§ What to produce: Leave the pictures out, and retype all of the material exactly as written.

----

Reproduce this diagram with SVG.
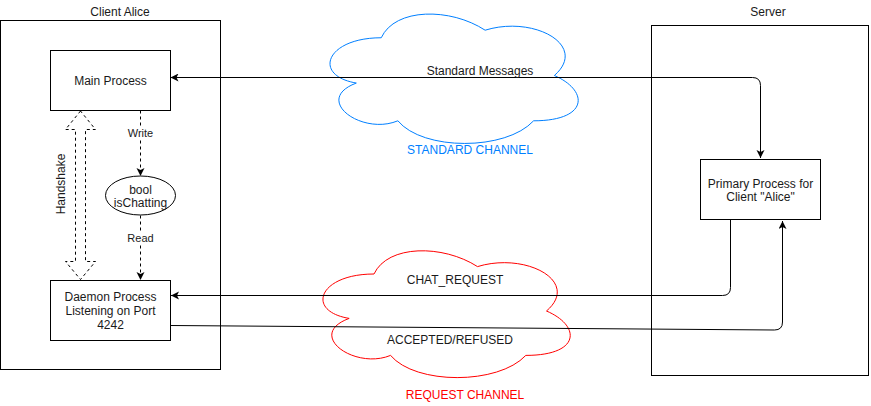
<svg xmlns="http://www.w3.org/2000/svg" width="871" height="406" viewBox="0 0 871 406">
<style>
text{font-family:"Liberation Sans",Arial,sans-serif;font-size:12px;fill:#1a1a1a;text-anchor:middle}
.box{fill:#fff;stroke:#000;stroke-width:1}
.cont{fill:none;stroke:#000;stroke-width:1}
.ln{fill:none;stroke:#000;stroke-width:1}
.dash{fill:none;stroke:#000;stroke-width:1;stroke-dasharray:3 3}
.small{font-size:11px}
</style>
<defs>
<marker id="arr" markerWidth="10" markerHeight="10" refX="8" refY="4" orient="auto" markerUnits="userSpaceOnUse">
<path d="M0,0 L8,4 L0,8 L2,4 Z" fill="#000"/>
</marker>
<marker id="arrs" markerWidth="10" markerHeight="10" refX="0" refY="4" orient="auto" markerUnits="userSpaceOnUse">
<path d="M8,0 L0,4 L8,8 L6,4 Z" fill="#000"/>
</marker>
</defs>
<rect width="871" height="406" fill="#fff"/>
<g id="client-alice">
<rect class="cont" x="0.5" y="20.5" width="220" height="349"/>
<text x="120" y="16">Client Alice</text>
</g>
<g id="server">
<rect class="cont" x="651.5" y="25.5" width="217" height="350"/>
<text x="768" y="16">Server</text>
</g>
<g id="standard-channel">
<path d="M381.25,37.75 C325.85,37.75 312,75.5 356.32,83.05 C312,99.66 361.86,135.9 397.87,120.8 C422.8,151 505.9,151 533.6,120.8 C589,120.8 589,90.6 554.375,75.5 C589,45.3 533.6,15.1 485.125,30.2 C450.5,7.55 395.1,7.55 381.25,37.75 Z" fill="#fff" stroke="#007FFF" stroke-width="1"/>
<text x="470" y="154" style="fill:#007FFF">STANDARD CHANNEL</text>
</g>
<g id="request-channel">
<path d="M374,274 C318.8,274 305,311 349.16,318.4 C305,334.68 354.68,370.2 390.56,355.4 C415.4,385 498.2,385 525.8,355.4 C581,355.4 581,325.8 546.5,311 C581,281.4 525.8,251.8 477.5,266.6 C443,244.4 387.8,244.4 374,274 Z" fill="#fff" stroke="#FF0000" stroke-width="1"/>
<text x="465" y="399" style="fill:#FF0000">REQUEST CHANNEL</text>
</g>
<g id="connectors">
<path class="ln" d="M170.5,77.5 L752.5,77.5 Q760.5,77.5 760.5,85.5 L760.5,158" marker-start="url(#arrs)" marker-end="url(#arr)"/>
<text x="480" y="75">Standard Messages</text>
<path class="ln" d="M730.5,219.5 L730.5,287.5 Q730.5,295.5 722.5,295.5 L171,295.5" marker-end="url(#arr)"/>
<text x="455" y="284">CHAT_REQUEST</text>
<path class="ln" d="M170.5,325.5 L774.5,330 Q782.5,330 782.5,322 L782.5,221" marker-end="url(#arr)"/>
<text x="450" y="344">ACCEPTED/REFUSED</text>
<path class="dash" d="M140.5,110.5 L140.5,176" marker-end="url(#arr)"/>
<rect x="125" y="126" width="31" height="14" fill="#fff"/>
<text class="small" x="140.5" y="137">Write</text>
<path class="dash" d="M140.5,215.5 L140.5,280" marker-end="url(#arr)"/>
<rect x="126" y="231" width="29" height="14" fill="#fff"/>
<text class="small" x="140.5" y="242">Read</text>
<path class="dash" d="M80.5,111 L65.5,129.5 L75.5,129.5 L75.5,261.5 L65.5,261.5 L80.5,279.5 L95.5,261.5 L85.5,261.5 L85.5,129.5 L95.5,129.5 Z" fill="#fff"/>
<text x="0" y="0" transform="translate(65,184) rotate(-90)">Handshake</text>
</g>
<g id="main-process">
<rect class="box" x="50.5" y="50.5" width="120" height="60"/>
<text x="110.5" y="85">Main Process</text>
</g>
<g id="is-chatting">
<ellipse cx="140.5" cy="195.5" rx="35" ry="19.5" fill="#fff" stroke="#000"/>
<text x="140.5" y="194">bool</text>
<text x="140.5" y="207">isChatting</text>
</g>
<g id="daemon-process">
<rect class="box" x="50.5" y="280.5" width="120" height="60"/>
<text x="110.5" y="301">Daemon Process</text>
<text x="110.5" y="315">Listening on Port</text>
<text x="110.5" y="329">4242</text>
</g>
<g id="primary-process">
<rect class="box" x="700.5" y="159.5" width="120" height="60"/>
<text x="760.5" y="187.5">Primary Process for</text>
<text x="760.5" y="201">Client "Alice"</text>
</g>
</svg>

----

§ Solution to this problem:
Reproduce this diagram with SVG.
<svg xmlns="http://www.w3.org/2000/svg" width="871" height="406" viewBox="0 0 871 406">
<style>
text{font-family:"Liberation Sans",Arial,sans-serif;font-size:12px;fill:#1a1a1a;text-anchor:middle}
.box{fill:#fff;stroke:#000;stroke-width:1}
.cont{fill:none;stroke:#000;stroke-width:1}
.ln{fill:none;stroke:#000;stroke-width:1}
.dash{fill:none;stroke:#000;stroke-width:1;stroke-dasharray:3 3}
.small{font-size:11px}
</style>
<defs>
<marker id="arr" markerWidth="10" markerHeight="10" refX="8" refY="4" orient="auto" markerUnits="userSpaceOnUse">
<path d="M0,0 L8,4 L0,8 L2,4 Z" fill="#000"/>
</marker>
<marker id="arrs" markerWidth="10" markerHeight="10" refX="0" refY="4" orient="auto" markerUnits="userSpaceOnUse">
<path d="M8,0 L0,4 L8,8 L6,4 Z" fill="#000"/>
</marker>
</defs>
<rect width="871" height="406" fill="#fff"/>
<g id="client-alice">
<rect class="cont" x="0.5" y="20.5" width="220" height="349"/>
<text x="120" y="16">Client Alice</text>
</g>
<g id="server">
<rect class="cont" x="651.5" y="25.5" width="217" height="350"/>
<text x="768" y="16">Server</text>
</g>
<g id="standard-channel">
<path d="M381.25,37.75 C325.85,37.75 312,75.5 356.32,83.05 C312,99.66 361.86,135.9 397.87,120.8 C422.8,151 505.9,151 533.6,120.8 C589,120.8 589,90.6 554.375,75.5 C589,45.3 533.6,15.1 485.125,30.2 C450.5,7.55 395.1,7.55 381.25,37.75 Z" fill="#fff" stroke="#007FFF" stroke-width="1"/>
<text x="470" y="154" style="fill:#007FFF">STANDARD CHANNEL</text>
</g>
<g id="request-channel">
<path d="M374,274 C318.8,274 305,311 349.16,318.4 C305,334.68 354.68,370.2 390.56,355.4 C415.4,385 498.2,385 525.8,355.4 C581,355.4 581,325.8 546.5,311 C581,281.4 525.8,251.8 477.5,266.6 C443,244.4 387.8,244.4 374,274 Z" fill="#fff" stroke="#FF0000" stroke-width="1"/>
<text x="465" y="399" style="fill:#FF0000">REQUEST CHANNEL</text>
</g>
<g id="connectors">
<path class="ln" d="M170.5,77.5 L752.5,77.5 Q760.5,77.5 760.5,85.5 L760.5,158" marker-start="url(#arrs)" marker-end="url(#arr)"/>
<text x="480" y="75">Standard Messages</text>
<path class="ln" d="M730.5,219.5 L730.5,287.5 Q730.5,295.5 722.5,295.5 L171,295.5" marker-end="url(#arr)"/>
<text x="455" y="284">CHAT_REQUEST</text>
<path class="ln" d="M170.5,325.5 L774.5,330 Q782.5,330 782.5,322 L782.5,221" marker-end="url(#arr)"/>
<text x="450" y="344">ACCEPTED/REFUSED</text>
<path class="dash" d="M140.5,110.5 L140.5,176" marker-end="url(#arr)"/>
<rect x="125" y="126" width="31" height="14" fill="#fff"/>
<text class="small" x="140.5" y="137">Write</text>
<path class="dash" d="M140.5,215.5 L140.5,280" marker-end="url(#arr)"/>
<rect x="126" y="231" width="29" height="14" fill="#fff"/>
<text class="small" x="140.5" y="242">Read</text>
<path class="dash" d="M80.5,111 L65.5,129.5 L75.5,129.5 L75.5,261.5 L65.5,261.5 L80.5,279.5 L95.5,261.5 L85.5,261.5 L85.5,129.5 L95.5,129.5 Z" fill="#fff"/>
<text x="0" y="0" transform="translate(65,184) rotate(-90)">Handshake</text>
</g>
<g id="main-process">
<rect class="box" x="50.5" y="50.5" width="120" height="60"/>
<text x="110.5" y="85">Main Process</text>
</g>
<g id="is-chatting">
<ellipse cx="140.5" cy="195.5" rx="35" ry="19.5" fill="#fff" stroke="#000"/>
<text x="140.5" y="194">bool</text>
<text x="140.5" y="207">isChatting</text>
</g>
<g id="daemon-process">
<rect class="box" x="50.5" y="280.5" width="120" height="60"/>
<text x="110.5" y="301">Daemon Process</text>
<text x="110.5" y="315">Listening on Port</text>
<text x="110.5" y="329">4242</text>
</g>
<g id="primary-process">
<rect class="box" x="700.5" y="159.5" width="120" height="60"/>
<text x="760.5" y="187.5">Primary Process for</text>
<text x="760.5" y="201">Client "Alice"</text>
</g>
</svg>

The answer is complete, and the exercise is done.